Locate the line bearing "Emit a LaTeX" in the material below, then reproduce it and each following line up to and including the line bearing "width=2.8cm,minimum height=1.06cm] (obj3)".

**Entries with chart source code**
——
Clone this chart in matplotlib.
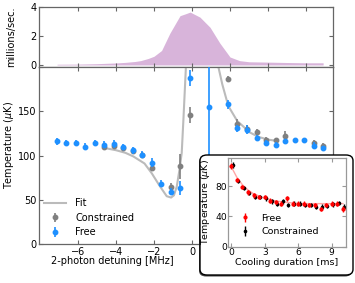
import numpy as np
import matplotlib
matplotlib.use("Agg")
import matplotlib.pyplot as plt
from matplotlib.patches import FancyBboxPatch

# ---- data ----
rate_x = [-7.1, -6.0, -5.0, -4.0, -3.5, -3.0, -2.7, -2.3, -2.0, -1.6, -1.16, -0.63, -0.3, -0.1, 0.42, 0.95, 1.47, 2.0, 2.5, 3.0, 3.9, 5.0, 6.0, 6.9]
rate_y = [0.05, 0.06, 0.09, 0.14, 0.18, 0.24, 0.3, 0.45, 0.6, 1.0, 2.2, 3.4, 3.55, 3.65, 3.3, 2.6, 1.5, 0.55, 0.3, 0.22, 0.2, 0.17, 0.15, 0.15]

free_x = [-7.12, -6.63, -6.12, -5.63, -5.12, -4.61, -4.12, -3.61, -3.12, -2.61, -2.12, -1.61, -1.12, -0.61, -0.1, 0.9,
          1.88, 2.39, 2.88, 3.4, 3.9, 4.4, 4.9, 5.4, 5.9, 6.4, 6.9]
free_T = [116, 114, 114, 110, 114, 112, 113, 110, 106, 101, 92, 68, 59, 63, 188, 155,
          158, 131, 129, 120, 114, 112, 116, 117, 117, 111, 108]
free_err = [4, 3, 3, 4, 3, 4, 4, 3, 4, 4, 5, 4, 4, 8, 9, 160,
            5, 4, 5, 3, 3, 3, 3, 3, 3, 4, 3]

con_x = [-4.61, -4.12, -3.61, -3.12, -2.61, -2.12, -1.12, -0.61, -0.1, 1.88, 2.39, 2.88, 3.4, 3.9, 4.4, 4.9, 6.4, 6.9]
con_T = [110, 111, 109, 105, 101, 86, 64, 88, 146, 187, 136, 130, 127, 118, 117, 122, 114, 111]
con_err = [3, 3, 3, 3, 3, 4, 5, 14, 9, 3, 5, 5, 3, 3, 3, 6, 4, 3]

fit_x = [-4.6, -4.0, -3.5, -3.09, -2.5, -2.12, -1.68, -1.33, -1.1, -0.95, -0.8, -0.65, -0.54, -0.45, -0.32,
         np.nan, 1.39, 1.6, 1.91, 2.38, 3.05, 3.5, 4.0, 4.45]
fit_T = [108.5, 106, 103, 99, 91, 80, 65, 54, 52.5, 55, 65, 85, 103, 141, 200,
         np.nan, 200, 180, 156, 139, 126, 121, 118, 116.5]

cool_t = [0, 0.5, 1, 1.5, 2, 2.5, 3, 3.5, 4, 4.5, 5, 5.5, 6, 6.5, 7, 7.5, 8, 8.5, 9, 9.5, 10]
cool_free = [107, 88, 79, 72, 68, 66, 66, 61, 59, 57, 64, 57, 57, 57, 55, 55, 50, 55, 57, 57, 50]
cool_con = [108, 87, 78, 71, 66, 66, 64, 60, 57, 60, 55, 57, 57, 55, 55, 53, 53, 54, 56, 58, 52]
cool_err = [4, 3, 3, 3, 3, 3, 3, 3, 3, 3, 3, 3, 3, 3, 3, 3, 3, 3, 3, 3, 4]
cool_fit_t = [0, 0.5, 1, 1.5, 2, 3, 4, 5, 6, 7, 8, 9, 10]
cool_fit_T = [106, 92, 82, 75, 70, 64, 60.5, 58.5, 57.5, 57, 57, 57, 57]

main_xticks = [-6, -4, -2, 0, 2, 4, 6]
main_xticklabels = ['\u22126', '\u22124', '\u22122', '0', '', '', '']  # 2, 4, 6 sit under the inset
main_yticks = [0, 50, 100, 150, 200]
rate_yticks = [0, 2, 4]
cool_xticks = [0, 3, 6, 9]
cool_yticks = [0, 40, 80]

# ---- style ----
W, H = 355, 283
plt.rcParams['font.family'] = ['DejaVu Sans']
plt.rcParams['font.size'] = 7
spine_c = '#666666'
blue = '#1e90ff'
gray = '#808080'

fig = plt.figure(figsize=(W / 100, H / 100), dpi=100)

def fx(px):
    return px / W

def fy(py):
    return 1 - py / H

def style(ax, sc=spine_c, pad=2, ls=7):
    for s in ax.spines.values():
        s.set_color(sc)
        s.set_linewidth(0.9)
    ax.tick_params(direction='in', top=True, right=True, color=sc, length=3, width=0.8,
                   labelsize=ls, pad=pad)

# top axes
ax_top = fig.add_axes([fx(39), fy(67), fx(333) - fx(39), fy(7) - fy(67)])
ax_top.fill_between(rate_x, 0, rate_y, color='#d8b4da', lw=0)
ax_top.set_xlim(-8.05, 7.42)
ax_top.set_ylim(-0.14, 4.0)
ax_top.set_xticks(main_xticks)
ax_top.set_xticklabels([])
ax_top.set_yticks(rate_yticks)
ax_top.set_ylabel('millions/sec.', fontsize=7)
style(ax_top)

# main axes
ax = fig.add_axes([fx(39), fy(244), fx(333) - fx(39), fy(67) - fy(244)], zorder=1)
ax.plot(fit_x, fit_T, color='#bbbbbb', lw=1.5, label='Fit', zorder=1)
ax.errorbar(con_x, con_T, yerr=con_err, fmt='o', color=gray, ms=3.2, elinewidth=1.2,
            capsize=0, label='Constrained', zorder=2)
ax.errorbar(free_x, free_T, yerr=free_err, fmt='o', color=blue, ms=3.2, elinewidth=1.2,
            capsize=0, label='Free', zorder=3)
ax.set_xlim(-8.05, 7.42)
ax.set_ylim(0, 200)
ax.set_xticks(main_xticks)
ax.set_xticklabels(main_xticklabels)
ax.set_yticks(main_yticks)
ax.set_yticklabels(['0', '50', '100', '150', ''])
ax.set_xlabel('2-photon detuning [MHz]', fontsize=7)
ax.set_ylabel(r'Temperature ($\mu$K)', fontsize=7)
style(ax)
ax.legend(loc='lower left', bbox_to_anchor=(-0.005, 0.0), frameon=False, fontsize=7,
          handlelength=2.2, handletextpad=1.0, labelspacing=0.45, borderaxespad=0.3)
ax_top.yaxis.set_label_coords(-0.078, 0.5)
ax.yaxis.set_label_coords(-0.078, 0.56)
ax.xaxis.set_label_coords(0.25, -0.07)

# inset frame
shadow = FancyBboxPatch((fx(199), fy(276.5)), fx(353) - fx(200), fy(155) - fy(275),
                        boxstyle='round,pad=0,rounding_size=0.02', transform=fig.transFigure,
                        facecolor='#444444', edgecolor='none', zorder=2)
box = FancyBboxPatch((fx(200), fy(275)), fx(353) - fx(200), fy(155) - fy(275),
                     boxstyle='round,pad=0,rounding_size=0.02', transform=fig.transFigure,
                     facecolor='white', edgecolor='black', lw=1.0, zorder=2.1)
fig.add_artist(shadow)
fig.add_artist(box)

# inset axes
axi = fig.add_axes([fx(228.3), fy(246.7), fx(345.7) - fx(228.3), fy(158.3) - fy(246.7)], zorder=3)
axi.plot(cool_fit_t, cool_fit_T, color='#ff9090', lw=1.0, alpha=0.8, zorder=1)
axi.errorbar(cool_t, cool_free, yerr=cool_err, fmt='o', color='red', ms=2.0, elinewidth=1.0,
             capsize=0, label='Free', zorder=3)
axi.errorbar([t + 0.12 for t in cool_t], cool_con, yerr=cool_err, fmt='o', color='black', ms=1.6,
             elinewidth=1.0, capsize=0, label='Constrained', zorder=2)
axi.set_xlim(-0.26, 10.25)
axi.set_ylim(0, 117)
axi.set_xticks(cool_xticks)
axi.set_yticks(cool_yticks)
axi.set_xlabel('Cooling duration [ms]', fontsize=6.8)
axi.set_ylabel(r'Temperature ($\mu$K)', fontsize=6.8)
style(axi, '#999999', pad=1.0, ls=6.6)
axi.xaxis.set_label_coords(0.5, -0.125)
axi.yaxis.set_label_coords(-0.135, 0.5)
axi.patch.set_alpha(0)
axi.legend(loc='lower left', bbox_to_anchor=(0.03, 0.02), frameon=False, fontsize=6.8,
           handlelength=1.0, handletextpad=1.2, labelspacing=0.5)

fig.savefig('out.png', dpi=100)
——
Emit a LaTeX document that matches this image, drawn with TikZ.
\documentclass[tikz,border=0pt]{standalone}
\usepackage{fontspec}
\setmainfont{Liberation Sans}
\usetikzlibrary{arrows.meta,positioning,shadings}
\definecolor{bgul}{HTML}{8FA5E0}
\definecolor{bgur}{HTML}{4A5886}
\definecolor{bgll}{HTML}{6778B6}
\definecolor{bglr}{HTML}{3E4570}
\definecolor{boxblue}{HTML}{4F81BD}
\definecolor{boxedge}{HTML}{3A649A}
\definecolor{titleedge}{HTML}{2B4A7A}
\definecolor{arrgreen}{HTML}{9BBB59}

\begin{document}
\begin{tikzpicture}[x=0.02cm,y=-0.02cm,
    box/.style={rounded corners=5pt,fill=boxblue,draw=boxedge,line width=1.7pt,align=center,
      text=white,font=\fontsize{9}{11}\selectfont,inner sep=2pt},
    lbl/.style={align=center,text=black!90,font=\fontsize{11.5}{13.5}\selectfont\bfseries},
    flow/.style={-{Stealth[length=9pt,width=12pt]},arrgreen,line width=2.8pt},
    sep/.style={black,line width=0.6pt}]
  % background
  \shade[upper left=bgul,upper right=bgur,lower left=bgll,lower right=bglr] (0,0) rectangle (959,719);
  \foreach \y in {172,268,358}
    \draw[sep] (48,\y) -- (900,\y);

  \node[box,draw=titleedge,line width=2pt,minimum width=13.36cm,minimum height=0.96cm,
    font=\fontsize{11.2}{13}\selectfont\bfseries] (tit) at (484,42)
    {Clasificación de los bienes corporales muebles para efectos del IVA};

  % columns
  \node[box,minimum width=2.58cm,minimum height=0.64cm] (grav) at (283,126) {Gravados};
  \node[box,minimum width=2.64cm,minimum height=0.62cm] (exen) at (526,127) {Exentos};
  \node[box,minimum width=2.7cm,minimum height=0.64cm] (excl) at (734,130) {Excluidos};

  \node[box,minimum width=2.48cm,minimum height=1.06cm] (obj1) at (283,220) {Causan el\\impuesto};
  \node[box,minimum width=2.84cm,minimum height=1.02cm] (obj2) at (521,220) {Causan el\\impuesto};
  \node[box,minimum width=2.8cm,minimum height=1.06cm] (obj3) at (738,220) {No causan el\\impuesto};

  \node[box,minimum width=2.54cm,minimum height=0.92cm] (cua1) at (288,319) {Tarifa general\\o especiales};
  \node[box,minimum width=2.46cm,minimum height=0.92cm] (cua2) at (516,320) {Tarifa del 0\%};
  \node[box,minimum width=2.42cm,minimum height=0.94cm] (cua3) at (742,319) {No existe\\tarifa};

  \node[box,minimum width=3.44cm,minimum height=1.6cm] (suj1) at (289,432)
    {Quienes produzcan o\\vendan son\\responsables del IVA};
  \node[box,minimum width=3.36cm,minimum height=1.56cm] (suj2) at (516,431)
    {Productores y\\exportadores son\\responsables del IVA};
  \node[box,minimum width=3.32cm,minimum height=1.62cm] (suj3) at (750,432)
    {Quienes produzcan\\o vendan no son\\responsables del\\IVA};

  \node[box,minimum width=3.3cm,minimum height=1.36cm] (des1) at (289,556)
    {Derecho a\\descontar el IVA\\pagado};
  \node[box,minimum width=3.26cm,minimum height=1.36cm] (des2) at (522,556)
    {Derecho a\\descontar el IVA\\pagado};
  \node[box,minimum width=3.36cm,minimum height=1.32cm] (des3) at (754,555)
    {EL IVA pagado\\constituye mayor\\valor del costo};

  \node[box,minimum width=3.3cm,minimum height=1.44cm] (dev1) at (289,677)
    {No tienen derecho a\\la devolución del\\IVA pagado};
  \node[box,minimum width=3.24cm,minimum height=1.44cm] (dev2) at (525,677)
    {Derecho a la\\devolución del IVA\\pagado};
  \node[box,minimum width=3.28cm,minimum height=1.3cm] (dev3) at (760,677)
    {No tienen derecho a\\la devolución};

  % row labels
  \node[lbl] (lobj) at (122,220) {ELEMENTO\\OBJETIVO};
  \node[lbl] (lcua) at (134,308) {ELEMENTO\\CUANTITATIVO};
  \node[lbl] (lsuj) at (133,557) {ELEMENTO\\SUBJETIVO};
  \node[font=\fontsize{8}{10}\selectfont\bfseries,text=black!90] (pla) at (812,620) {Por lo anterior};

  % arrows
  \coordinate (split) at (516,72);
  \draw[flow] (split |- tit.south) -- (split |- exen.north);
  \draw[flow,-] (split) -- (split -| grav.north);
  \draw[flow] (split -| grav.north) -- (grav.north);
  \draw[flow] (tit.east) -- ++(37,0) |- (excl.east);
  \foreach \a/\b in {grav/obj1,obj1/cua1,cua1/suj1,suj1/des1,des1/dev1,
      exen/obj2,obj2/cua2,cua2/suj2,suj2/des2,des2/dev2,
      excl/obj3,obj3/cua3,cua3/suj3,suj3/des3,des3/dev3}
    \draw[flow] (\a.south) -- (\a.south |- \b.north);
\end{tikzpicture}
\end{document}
——
**Response to the task**
Emit a LaTeX document that matches this image, drawn with TikZ.
\documentclass[tikz,border=0pt]{standalone}
\usepackage{fontspec}
\setmainfont{Liberation Sans}
\usetikzlibrary{arrows.meta,positioning,shadings}
\definecolor{bgul}{HTML}{8FA5E0}
\definecolor{bgur}{HTML}{4A5886}
\definecolor{bgll}{HTML}{6778B6}
\definecolor{bglr}{HTML}{3E4570}
\definecolor{boxblue}{HTML}{4F81BD}
\definecolor{boxedge}{HTML}{3A649A}
\definecolor{titleedge}{HTML}{2B4A7A}
\definecolor{arrgreen}{HTML}{9BBB59}

\begin{document}
\begin{tikzpicture}[x=0.02cm,y=-0.02cm,
    box/.style={rounded corners=5pt,fill=boxblue,draw=boxedge,line width=1.7pt,align=center,
      text=white,font=\fontsize{9}{11}\selectfont,inner sep=2pt},
    lbl/.style={align=center,text=black!90,font=\fontsize{11.5}{13.5}\selectfont\bfseries},
    flow/.style={-{Stealth[length=9pt,width=12pt]},arrgreen,line width=2.8pt},
    sep/.style={black,line width=0.6pt}]
  % background
  \shade[upper left=bgul,upper right=bgur,lower left=bgll,lower right=bglr] (0,0) rectangle (959,719);
  \foreach \y in {172,268,358}
    \draw[sep] (48,\y) -- (900,\y);

  \node[box,draw=titleedge,line width=2pt,minimum width=13.36cm,minimum height=0.96cm,
    font=\fontsize{11.2}{13}\selectfont\bfseries] (tit) at (484,42)
    {Clasificación de los bienes corporales muebles para efectos del IVA};

  % columns
  \node[box,minimum width=2.58cm,minimum height=0.64cm] (grav) at (283,126) {Gravados};
  \node[box,minimum width=2.64cm,minimum height=0.62cm] (exen) at (526,127) {Exentos};
  \node[box,minimum width=2.7cm,minimum height=0.64cm] (excl) at (734,130) {Excluidos};

  \node[box,minimum width=2.48cm,minimum height=1.06cm] (obj1) at (283,220) {Causan el\\impuesto};
  \node[box,minimum width=2.84cm,minimum height=1.02cm] (obj2) at (521,220) {Causan el\\impuesto};
  \node[box,minimum width=2.8cm,minimum height=1.06cm] (obj3) at (738,220) {No causan el\\impuesto};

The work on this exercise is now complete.